#### [INFORMATION SUPPLIED]
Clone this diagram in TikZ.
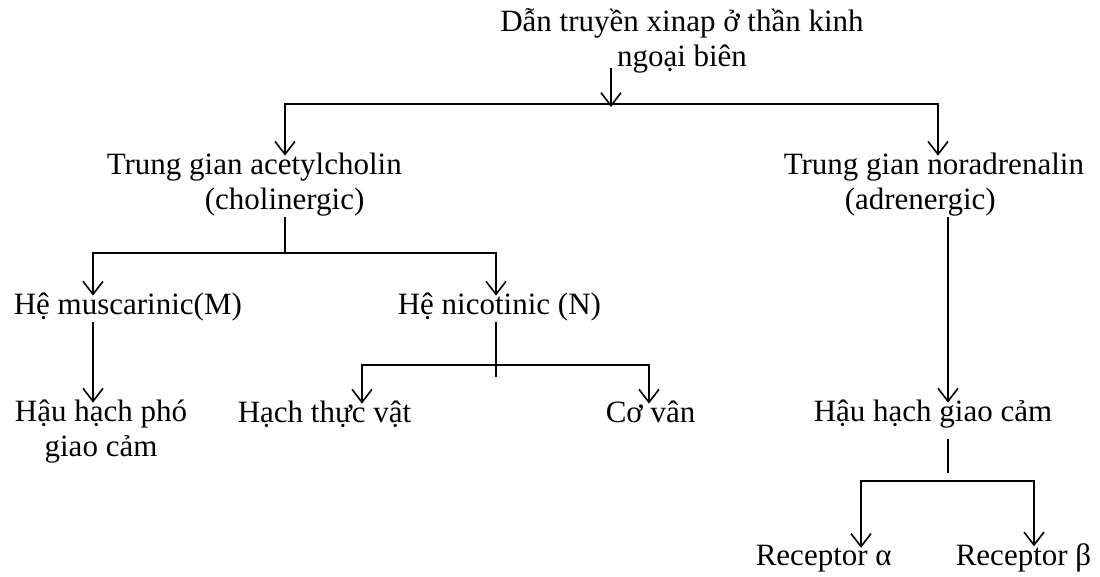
\documentclass[tikz,border=0pt]{standalone}
\usepackage{fontspec}
\setmainfont{Liberation Serif}
\usetikzlibrary{arrows.meta}

\begin{document}
\begin{tikzpicture}
  [
    x=0.5pt, y=-0.5pt,
    line width=0.8pt,
    txt/.style={inner sep=0pt, font=\fontsize{15.5}{17.5}\selectfont},
    arr/.style={-{Straight Barb[length=6.5pt,width=10pt]}, shorten >=-1.5pt},
    arrs/.style={{Straight Barb[length=6.5pt,width=10pt]}-{Straight Barb[length=6.5pt,width=10pt]},
      shorten >=-1.5pt, shorten <=-1.5pt},
  ]

  \useasboundingbox (0,0) rectangle (1100,577);

  % texts
  \node [txt, align=center, anchor=base] (title) at (682,67) {Dẫn truyền xinap ở thần kinh\\ngoại biên};
  \node [txt, align=left, anchor=base west] (chol) at (106,210) {Trung gian acetylcholin\\\hspace*{49pt}(cholinergic)};
  \node [txt, align=left, anchor=base west] (nora) at (783,210) {Trung gian noradrenalin\\\hspace*{30.5pt}(adrenergic)};
  \node [txt, anchor=base west] (musc) at (13,315) {Hệ muscarinic(M)};
  \node [txt, anchor=base west] (nico) at (397,315) {Hệ nicotinic (N)};
  \node [txt, align=center, anchor=base] (hphs) at (101,457) {Hậu hạch phó\\giao cảm};
  \node [txt, anchor=base west] (hach) at (237,423) {Hạch thực vật};
  \node [txt, anchor=base west] (cov) at (605,423) {Cơ vân};
  \node [txt, anchor=base west] (hgc) at (813,422) {Hậu hạch giao cảm};
  \node [txt, anchor=base west] (recA) at (755,566) {Receptor α};
  \node [txt, anchor=base west] (recB) at (955,566) {Receptor β};

  % junctions
  \coordinate (top) at (611,104);
  \coordinate (barL) at (285,104);
  \coordinate (barR) at (938,104);
  \coordinate (chM) at (285,253);
  \coordinate (chL) at (93,253);
  \coordinate (chR) at (496,253);
  \coordinate (nkE) at (496,377);
  \coordinate (nkL) at (362,365);
  \coordinate (nkR) at (649,365);
  \coordinate (adr) at (948,217);
  \coordinate (rJ) at (948,473);
  \coordinate (rL) at (861,481);
  \coordinate (rR) at (1034,481);

  % top level
  \draw [arr] ([yshift=3pt]title.south -| top) -- (top);
  \draw [arrs] (chol.north -| barL) -- (barL) -- (barR) -- (nora.north -| barR);

  % cholinergic
  \draw (chol.south -| chM) -- (chM);
  \draw [arrs] (musc.north -| chL) -- (chL) -- (chR) -- (nico.north -| chR);
  \draw [arr] (musc.south -| chL) -- (hphs.north -| chL);
  \draw (nico.south -| nkE) -- (nkE);
  \draw [arrs] (hach.north -| nkL) -- (nkL) -- (nkR) -- (cov.north -| nkR);

  % adrenergic
  \draw [arr] (nora.south -| adr) -- (hgc.north -| adr);
  \draw ([yshift=-5pt]hgc.south -| rJ) -- (rJ);
  \draw [arrs] (recA.north -| rL) -- (rL) -- (rR) -- (recB.north -| rR);

\end{tikzpicture}
\end{document}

#### [WHAT TO DO]
Leave out the pictures, then repeat the listing above exactly from its first line to the line with "(0,0) rectangle (1100,577);", inclusive.

#### [WORKED SOLUTION]
Clone this diagram in TikZ.
\documentclass[tikz,border=0pt]{standalone}
\usepackage{fontspec}
\setmainfont{Liberation Serif}
\usetikzlibrary{arrows.meta}

\begin{document}
\begin{tikzpicture}
  [
    x=0.5pt, y=-0.5pt,
    line width=0.8pt,
    txt/.style={inner sep=0pt, font=\fontsize{15.5}{17.5}\selectfont},
    arr/.style={-{Straight Barb[length=6.5pt,width=10pt]}, shorten >=-1.5pt},
    arrs/.style={{Straight Barb[length=6.5pt,width=10pt]}-{Straight Barb[length=6.5pt,width=10pt]},
      shorten >=-1.5pt, shorten <=-1.5pt},
  ]

  \useasboundingbox (0,0) rectangle (1100,577);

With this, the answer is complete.